◆ Task goal:
Return the records from the first line through the line containing "0.747, 0.737, 0.752]", and leave out the pictures.

◆ Supplied material:
===============
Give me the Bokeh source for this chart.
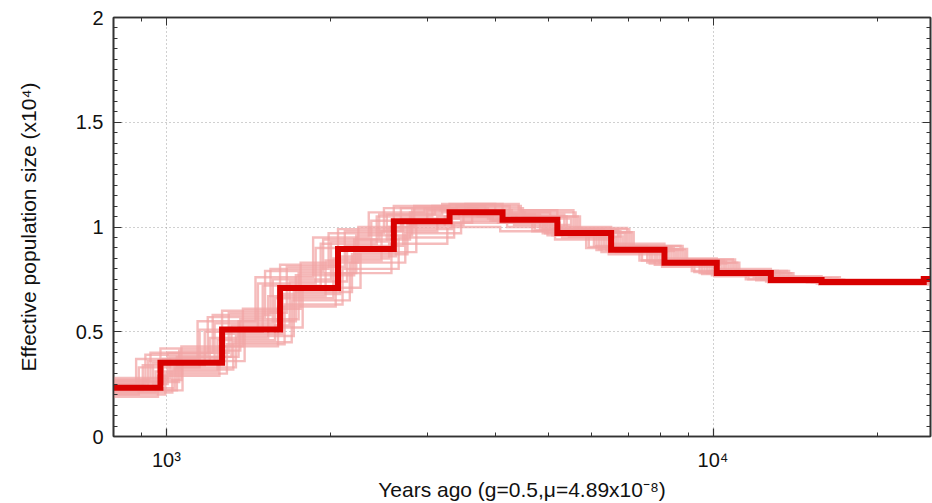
from bokeh.plotting import figure
from bokeh.models import LogAxis, LinearAxis, FixedTicker, SingleIntervalTicker, Range1d, NumeralTickFormatter
from bokeh.embed import file_html
from bokeh.resources import INLINE

# ---------------- data ----------------
x_start = 700
x_end = 30000

main_breaks = [975, 1264, 1614, 2060, 2606, 3296, 4120, 5190, 6510, 8150, 10160, 12760, 15800, 24300]
main_values = [0.233, 0.352, 0.511, 0.709, 0.895, 1.028, 1.070, 1.035, 0.971, 0.892, 0.829, 0.781, 0.747, 0.737, 0.752]

boot_breaks = [
    [880, 1140, 1455, 1855, 2345, 2965, 3710, 4670, 5860, 7335, 9145, 11480, 14220],
    [905, 1175, 1500, 1915, 2425, 3065, 3830, 4825, 6055, 7580, 9450, 11870, 14690],
    [935, 1215, 1550, 1980, 2500, 3165, 3955, 4980, 6250, 7825, 9755, 12250, 15170],
    [955, 1240, 1580, 2020, 2555, 3230, 4040, 5085, 6380, 7985, 9955, 12505, 15485],
    [975, 1264, 1614, 2060, 2606, 3296, 4120, 5190, 6510, 8150, 10160, 12760, 15800],
    [995, 1290, 1645, 2100, 2660, 3360, 4200, 5295, 6640, 8315, 10365, 13015, 16115],
    [1015, 1315, 1680, 2140, 2710, 3430, 4285, 5400, 6770, 8475, 10565, 13270, 16430],
    [1035, 1340, 1710, 2185, 2760, 3495, 4365, 5500, 6900, 8640, 10770, 13525, 16750],
    [1055, 1365, 1745, 2225, 2815, 3560, 4450, 5605, 7030, 8800, 10975, 13780, 17065],
    [1070, 1390, 1775, 2265, 2865, 3625, 4530, 5710, 7160, 8965, 11175, 14035, 17380],
    [915, 1190, 1515, 1935, 2450, 3100, 3875, 4880, 6120, 7660, 9550, 11995, 14850],
    [1025, 1325, 1695, 2165, 2735, 3460, 4325, 5450, 6835, 8560, 10670, 13400, 16590],
    [945, 1225, 1565, 2000, 2530, 3195, 3995, 5035, 6315, 7905, 9855, 12375, 15325],
    [985, 1275, 1630, 2080, 2630, 3330, 4160, 5240, 6575, 8230, 10260, 12890, 15960],
    [890, 1150, 1470, 1875, 2370, 3000, 3750, 4720, 5925, 7415, 9245, 11610, 14380],
    [1065, 1380, 1760, 2245, 2840, 3595, 4490, 5655, 7095, 8885, 11075, 13910, 17220],
    [965, 1250, 1600, 2040, 2580, 3265, 4080, 5140, 6445, 8070, 10060, 12630, 15640],
    [1005, 1300, 1660, 2120, 2685, 3395, 4245, 5345, 6705, 8395, 10465, 13145, 16275],
    [925, 1200, 1535, 1955, 2475, 3130, 3915, 4930, 6185, 7740, 9650, 12120, 15010],
    [1045, 1355, 1725, 2205, 2790, 3525, 4410, 5555, 6965, 8720, 10870, 13655, 16905],
]
boot_values = [
    [0.25, 0.37, 0.55, 0.76, 0.95, 1.07, 1.09, 1.05, 0.98, 0.90, 0.84, 0.79, 0.75, 0.74],
    [0.22, 0.34, 0.50, 0.72, 0.92, 1.05, 1.10, 1.06, 0.99, 0.91, 0.83, 0.78, 0.76, 0.745],
    [0.27, 0.40, 0.58, 0.80, 0.97, 1.09, 1.08, 1.03, 0.96, 0.88, 0.82, 0.78, 0.75, 0.735],
    [0.21, 0.31, 0.46, 0.66, 0.85, 1.00, 1.05, 1.02, 0.96, 0.89, 0.83, 0.77, 0.74, 0.73],
    [0.24, 0.42, 0.60, 0.82, 0.99, 1.10, 1.11, 1.08, 1.00, 0.92, 0.85, 0.80, 0.765, 0.75],
    [0.20, 0.30, 0.44, 0.63, 0.80, 0.95, 1.02, 1.00, 0.95, 0.88, 0.82, 0.775, 0.745, 0.735],
    [0.28, 0.38, 0.53, 0.74, 0.91, 1.04, 1.08, 1.05, 0.98, 0.90, 0.835, 0.785, 0.755, 0.74],
    [0.23, 0.33, 0.48, 0.69, 0.87, 1.01, 1.06, 1.04, 0.97, 0.895, 0.83, 0.78, 0.75, 0.74],
    [0.26, 0.41, 0.56, 0.78, 0.96, 1.08, 1.10, 1.07, 0.99, 0.91, 0.845, 0.79, 0.76, 0.745],
    [0.22, 0.36, 0.52, 0.71, 0.88, 1.02, 1.07, 1.05, 0.975, 0.895, 0.83, 0.78, 0.75, 0.74],
    [0.25, 0.39, 0.57, 0.79, 0.94, 1.06, 1.09, 1.04, 0.97, 0.89, 0.825, 0.775, 0.745, 0.735],
    [0.21, 0.32, 0.45, 0.65, 0.83, 0.97, 1.03, 1.01, 0.955, 0.885, 0.825, 0.78, 0.75, 0.74],
    [0.23, 0.35, 0.54, 0.75, 0.93, 1.06, 1.11, 1.07, 0.99, 0.905, 0.84, 0.79, 0.755, 0.745],
    [0.26, 0.37, 0.49, 0.68, 0.86, 0.99, 1.04, 1.02, 0.965, 0.89, 0.835, 0.785, 0.755, 0.745],
    [0.20, 0.33, 0.51, 0.73, 0.90, 1.03, 1.08, 1.06, 0.985, 0.905, 0.84, 0.785, 0.75, 0.74],
    [0.27, 0.43, 0.61, 0.83, 1.00, 1.10, 1.09, 1.05, 0.975, 0.89, 0.83, 0.78, 0.75, 0.74],
    [0.19, 0.29, 0.43, 0.62, 0.78, 0.92, 1.00, 0.98, 0.94, 0.87, 0.81, 0.765, 0.735, 0.725],
    [0.25, 0.40, 0.59, 0.81, 0.98, 1.09, 1.10, 1.06, 0.985, 0.905, 0.84, 0.79, 0.755, 0.745],
    [0.24, 0.36, 0.47, 0.67, 0.84, 0.98, 1.05, 1.03, 0.97, 0.895, 0.835, 0.785, 0.755, 0.745],
    [0.22, 0.38, 0.55, 0.77, 0.94, 1.07, 1.11, 1.08, 0.995, 0.91, 0.845, 0.79, 0.755, 0.745],
]

x_major_ticks = [1000, 10000]
x_minor_ticks = [900, 2000, 3000, 4000, 5000, 6000, 7000, 8000, 9000, 20000]
x_tick_labels = {1000: "10³", 10000: "10⁴"}
x_min, x_max = 800, 25000
y_min, y_max = 0, 2

x_title = "Years ago (g=0.5,μ=4.89x10⁻⁸)"
y_title = "Effective population size (x10⁴)"

# ---------------- figure ----------------
FONT = "Liberation Sans"
FRAME = "#333333"

p = figure(width=932, height=503, x_axis_type="log",
           x_range=Range1d(x_min, x_max), y_range=Range1d(y_min, y_max),
           output_backend="svg", toolbar_location=None,
           min_border_left=113, min_border_right=2, min_border_top=17, min_border_bottom=65)
p.outline_line_color = FRAME
p.outline_line_width = 1.6
p.background_fill_color = "white"
p.border_fill_color = "white"

xt = FixedTicker(ticks=x_major_ticks, minor_ticks=x_minor_ticks)
yt = SingleIntervalTicker(interval=0.5, num_minor_ticks=10)

xa = p.xaxis[0]
xa.ticker = xt
xa.major_label_overrides = x_tick_labels
xa.axis_label = x_title
ya = p.yaxis[0]
ya.ticker = yt
ya.formatter = NumeralTickFormatter(format="0.[0]")
ya.axis_label = y_title

for ax in (xa, ya):
    ax.axis_line_color = FRAME
    ax.axis_line_width = 1.6
    ax.major_tick_in = 8
    ax.major_tick_out = 0
    ax.minor_tick_in = 4
    ax.minor_tick_out = 0
    ax.major_tick_line_color = FRAME
    ax.minor_tick_line_color = FRAME
    ax.major_tick_line_width = 1.2
    ax.minor_tick_line_width = 1
    ax.major_label_text_font = FONT
    ax.major_label_text_font_size = "20px"
    ax.major_label_text_color = "#111111"
    ax.axis_label_text_font = FONT
    ax.axis_label_text_font_size = "21px"
    ax.axis_label_text_font_style = "normal"
    ax.axis_label_text_color = "#111111"
xa.major_label_standoff = 12
xa.axis_label_standoff = 4
ya.major_label_standoff = 10
ya.axis_label_standoff = 33

top = LogAxis(ticker=xt)
right = LinearAxis(ticker=yt)
for ax in (top, right):
    ax.axis_line_color = FRAME
    ax.axis_line_width = 1.6
    ax.major_tick_in = 8
    ax.major_tick_out = 0
    ax.minor_tick_in = 4
    ax.minor_tick_out = 0
    ax.major_tick_line_color = FRAME
    ax.minor_tick_line_color = FRAME
    ax.major_label_text_font_size = "1px"
    ax.major_label_text_color = None
    ax.major_label_standoff = 0
p.add_layout(top, "above")
p.add_layout(right, "right")

for g in (p.xgrid[0], p.ygrid[0]):
    g.grid_line_color = "#a0a0a0"
    g.grid_line_dash = "1 3"
    g.grid_line_width = 1
p.xgrid[0].ticker = xt
p.ygrid[0].ticker = yt

# bootstrap curves
for br, vals in zip(boot_breaks, boot_values):
    xs = [x_start] + br + [x_end]
    ys = vals + [vals[-1]]
    p.step(xs, ys, mode="after", line_color="#f2a6a6", line_alpha=0.75, line_width=2.4,
           line_join="miter")

# main curve
xs = [x_start] + main_breaks + [x_end]
ys = main_values + [main_values[-1]]
p.step(xs, ys, mode="after", line_color="#d80000", line_width=6, line_join="miter")

open("out.html", "w").write(file_html(p, INLINE))
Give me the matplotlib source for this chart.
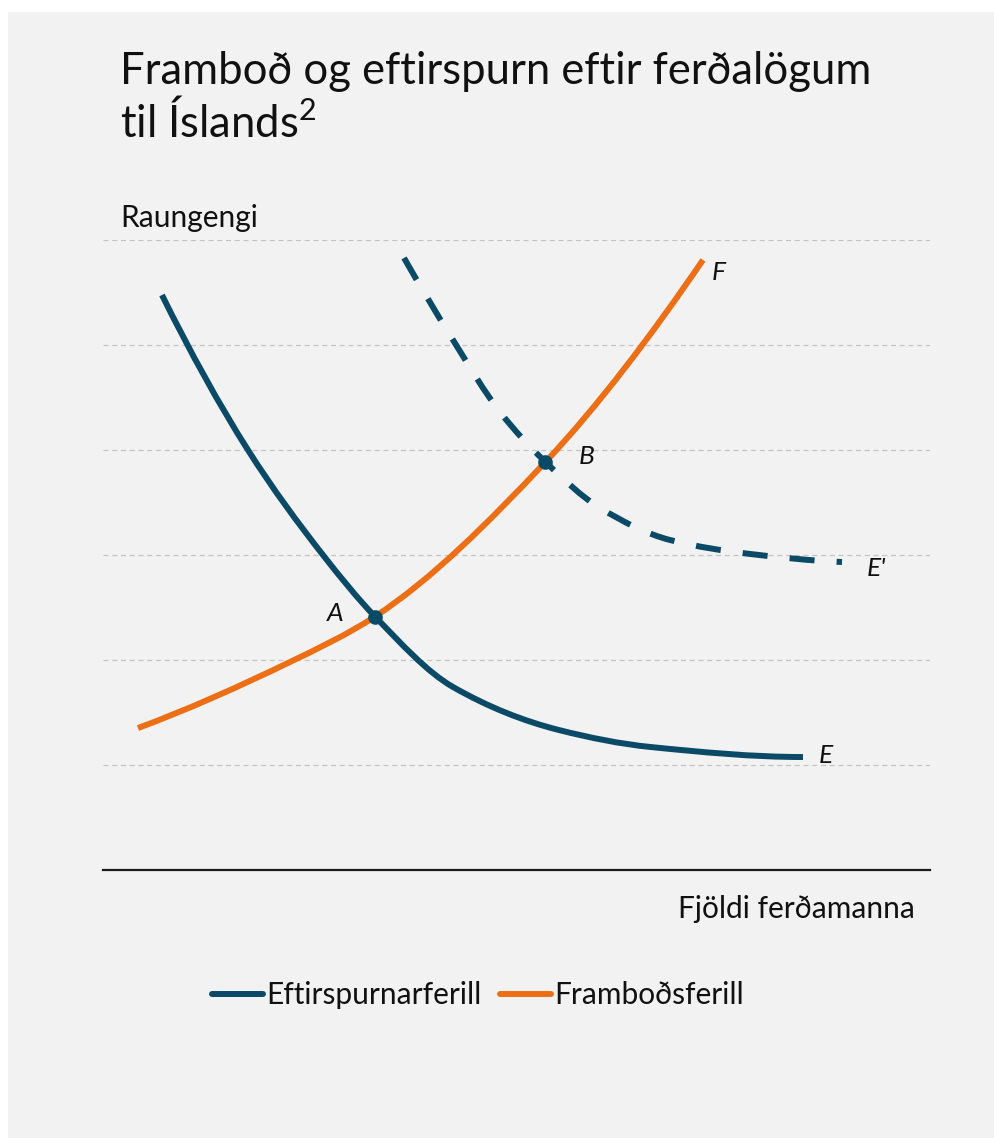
===============
◆ Worked solution:
Give me the Bokeh source for this chart.
from bokeh.plotting import figure
from bokeh.models import LogAxis, LinearAxis, FixedTicker, SingleIntervalTicker, Range1d, NumeralTickFormatter
from bokeh.embed import file_html
from bokeh.resources import INLINE

# ---------------- data ----------------
x_start = 700
x_end = 30000

main_breaks = [975, 1264, 1614, 2060, 2606, 3296, 4120, 5190, 6510, 8150, 10160, 12760, 15800, 24300]
main_values = [0.233, 0.352, 0.511, 0.709, 0.895, 1.028, 1.070, 1.035, 0.971, 0.892, 0.829, 0.781, 0.747, 0.737, 0.752]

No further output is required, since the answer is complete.